I've been working on an embedded system lately. My specific problem was to install an operating system (in my case GNU/Linux) on a device that, though i386-compatible, doesn't have a cdrom or floppy drive. There's no video card, no keyboard interface, just a serial port, an Ethernet and an ISDN interface. It has a 15 MB flash disk that can be programmed via the serial port. The system's BIOS has a remote control feature that is executed on startup and reads 15 MB of binary data for the disk. The only way to install the operating system is to supply a complete image of an already set up and configured system as one file ready to be programmed into the flash disk by the BIOS utility. Take a file, program the disk, toggle power and the system runs. In theory. In practice, this file must come equipped with a properly compiled and installed kernel, a boot loader, a partition table, and so on.

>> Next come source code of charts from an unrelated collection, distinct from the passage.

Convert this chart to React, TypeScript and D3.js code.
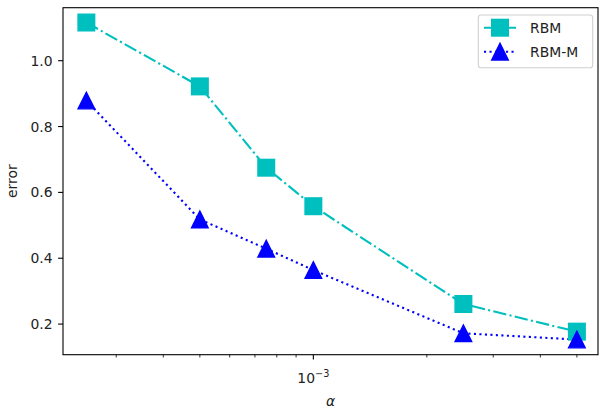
import React from 'react';
import * as d3 from 'd3';

// learning rates (x) and errors
const alphas = [2.5e-4, 5e-4, 7.5e-4, 1e-3, 2.5e-3, 5e-3];
const rbm = [1.116, 0.922, 0.675, 0.558, 0.261, 0.177];
const rbmM = [0.879, 0.518, 0.429, 0.364, 0.172, 0.153];
const yTicks = [0.2, 0.4, 0.6, 0.8, 1.0];
const seriesNames = ['RBM', 'RBM-M'];

const W = 608;
const H = 414;
const left = 63;
const right = 598;
const top = 7.7;
const bottom = 354.7;
const font = '"DejaVu Sans", sans-serif';
const fs = 13.9;

const cyan = '#00bfbf';
const blue = '#0000ff';

const Square: React.FC<{ cx: number; cy: number }> = ({ cx, cy }) => (
  <rect x={cx - 8.3} y={cy - 8.3} width={16.6} height={16.6} fill={cyan} stroke={cyan} strokeWidth={1.4} />
);

const Triangle: React.FC<{ cx: number; cy: number }> = ({ cx, cy }) => (
  <path
    d={`M${cx},${cy - 8.3}L${cx - 8.3},${cy + 8.3}L${cx + 8.3},${cy + 8.3}Z`}
    fill={blue}
    stroke={blue}
    strokeWidth={1.4}
    strokeLinejoin="miter"
  />
);

const App: React.FC = () => {
  const x = d3.scaleLog().domain([Math.pow(10, -3.664), Math.pow(10, -2.245)]).range([left, right]);
  const y = d3.scaleLinear().domain([0.107, 1.161]).range([bottom, top]);

  const line = d3.line<number>()
    .x((_, i) => x(alphas[i]))
    .y(d => y(d));

  const [d0, d1] = x.domain();
  const minor = x.ticks().filter(t => t >= d0 && t <= d1 && Math.abs(Math.log10(t) - Math.round(Math.log10(t))) > 1e-6);
  const major = [1e-3];

  return (
    <div style={{ position: 'absolute', left: 0, top: 0 }}>
      <svg width={W} height={H} style={{ display: 'block', background: '#fff' }} fontFamily={font}>
        {/* lines */}
        <path d={line(rbm) || ''} fill="none" stroke={cyan} strokeWidth={2.1} strokeDasharray="13.3,3.3,2.1,3.3" />
        <path d={line(rbmM) || ''} fill="none" stroke={blue} strokeWidth={2.1} strokeDasharray="2.1,3.4" />
        {rbm.map((v, i) => <Square key={'s' + i} cx={x(alphas[i])} cy={y(v)} />)}
        {rbmM.map((v, i) => <Triangle key={'t' + i} cx={x(alphas[i])} cy={y(v)} />)}

        {/* spines */}
        <rect x={left} y={top} width={right - left} height={bottom - top} fill="none" stroke="#000" strokeWidth={1.1} />

        {/* y ticks */}
        {yTicks.map(t => (
          <g key={'y' + t}>
            <line x1={left - 4.9} x2={left} y1={y(t)} y2={y(t)} stroke="#000" strokeWidth={1.1} />
            <text x={left - 10.5} y={y(t)} dy="0.36em" textAnchor="end" fontSize={fs} fill="#222">
              {t.toFixed(1)}
            </text>
          </g>
        ))}

        {/* x ticks */}
        {minor.map(t => (
          <line key={'m' + t} x1={x(t)} x2={x(t)} y1={bottom} y2={bottom + 2.8} stroke="#000" strokeWidth={0.8} />
        ))}
        {major.map(t => (
          <g key={'M' + t}>
            <line x1={x(t)} x2={x(t)} y1={bottom} y2={bottom + 4.9} stroke="#000" strokeWidth={1.1} />
            <text x={x(t)} y={383} textAnchor="middle" fontSize={fs} fill="#222">
              10<tspan fontSize={9.7} dy={-6}>−3</tspan>
            </text>
          </g>
        ))}

        {/* axis labels */}
        <text x={(left + right) / 2} y={406} textAnchor="middle" fontSize={fs} fontStyle="italic" fill="#222">α</text>
        <text transform={`translate(16.5,${(top + bottom) / 2}) rotate(-90)`} textAnchor="middle" fontSize={fs} fill="#222">error</text>

        {/* legend */}
        <rect x={478.3} y={15} width={114.4} height={52.7} rx={2.8} fill="#fff" fillOpacity={0.8} stroke="#d0d0d0" strokeWidth={1.1} />
        <line x1={484} x2={516} y1={27.7} y2={27.7} stroke={cyan} strokeWidth={2.1} strokeDasharray="13.3,3.3,2.1,3.3" />
        <Square cx={500} cy={27.7} />
        <line x1={484} x2={516} y1={51.7} y2={51.7} stroke={blue} strokeWidth={2.1} strokeDasharray="2.1,3.4" />
        <Triangle cx={500} cy={51.7} />
        {seriesNames.map((n, i) => (
          <text key={n} x={530} y={27.7 + i * 24} dy="0.36em" fontSize={fs} fill="#222">{n}</text>
        ))}
      </svg>
    </div>
  );
};

export default App;
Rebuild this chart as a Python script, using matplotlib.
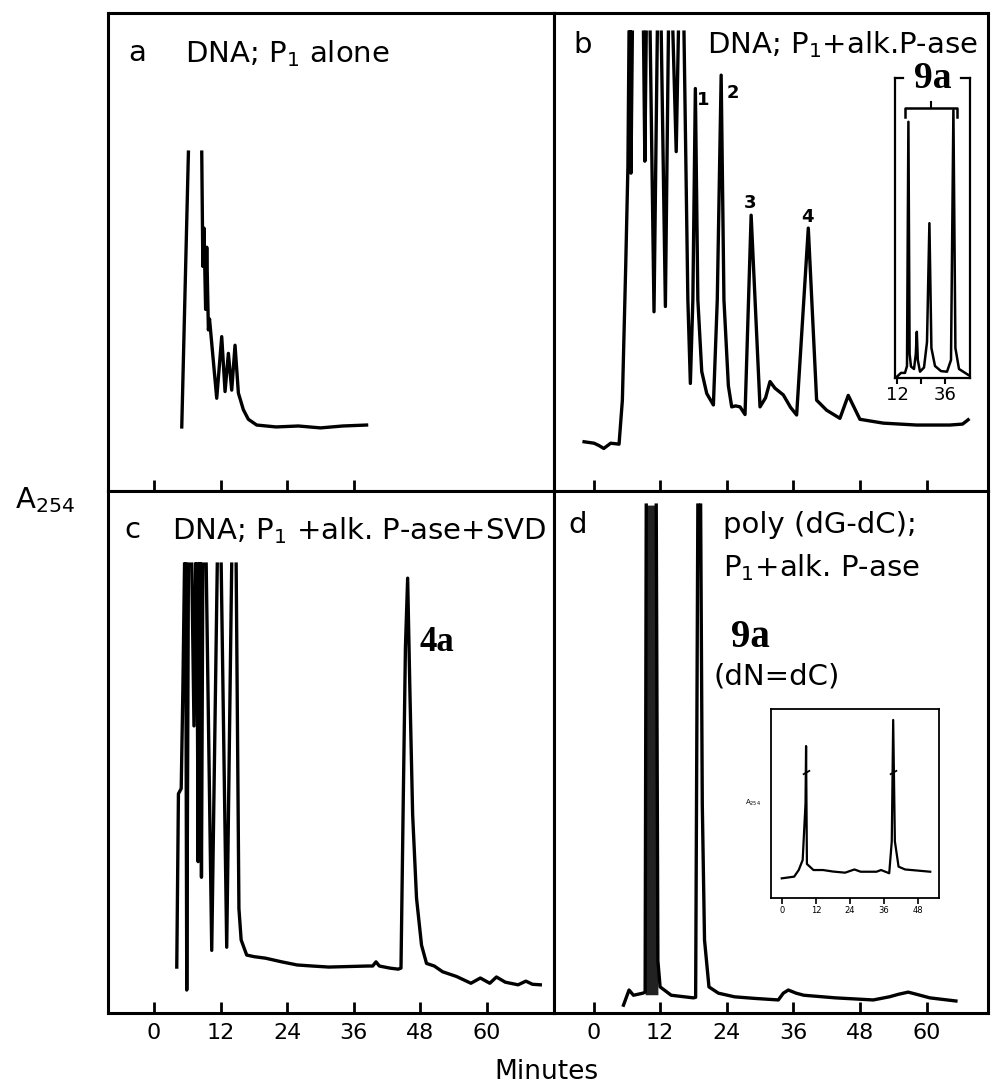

Under Linux, with a few tricks, you can treat a file just like a disk (i.e. a block device). Then, to create the operating system image, use "dd if=/dev/zero of=image bs=512 count=31296" (for this special system) and you get a file called "image" with the desired size consisting only of zeros. You partition it with fdisk, mount it, copy the kernel onto it and install the boot loader (LILO). fdisk and lilo, the LInux LOader map installer, took about 10 seconds each on my machine, dd took another 3 seconds. This was clearly too much, so I decided to speed it up. After experimenting a day or two without promising results, I figured that I had to write my own partitioning tool. This could be kept very simple, since it didn't have to do protocol with a real hard disk. It was just a matter of writing a few bytes at a fixed position in the file. That done, the whole image creation process took about 13 seconds, 10 seconds less than before. This seemed to be the sound barrier because replacing lilo with an own implementation was far to much work. And optimising away the 3 seconds of dd wouldn't pay off, right?

Wrong. I was curious. I had the idea of replacing dd with a small program that would just create the 15 MB file as a file without real content. Even without the zeros. In Unix jargon, this is called a file with holes. You create a new file, fseek to some position p, write just one byte and close it again. What you get is an empty file with p+1 bytes in size. On the disk, however, this file would take almost no space, at least if your file system supports that. With that change, I anticipated a total runtime of about 10 seconds for the image creation. When I tested, it took only about 3 seconds! Clearly, the file with holes has sped up lilo.

Why do I tell you this story? Because I found it just funny how my curiosity about these files with holes led me to this non-obvious optimisation. This was clearly a matter of coincidence. In the last issue of CVu, in his "Professionalism in Programming" column, Pete Goodliffe wrote about curiosity being one of the key qualities of a good programmer. Could it be that this curiosity more often than not leads to such lucky coincidences, such solutions that can't be planned? solutions that can't be designed? Could it be that some of the best features in software out there were found by accident by a curious programmer? It's clear that one doesn't become a good programmer just by having luck. But maybe one gets luck just by being curious.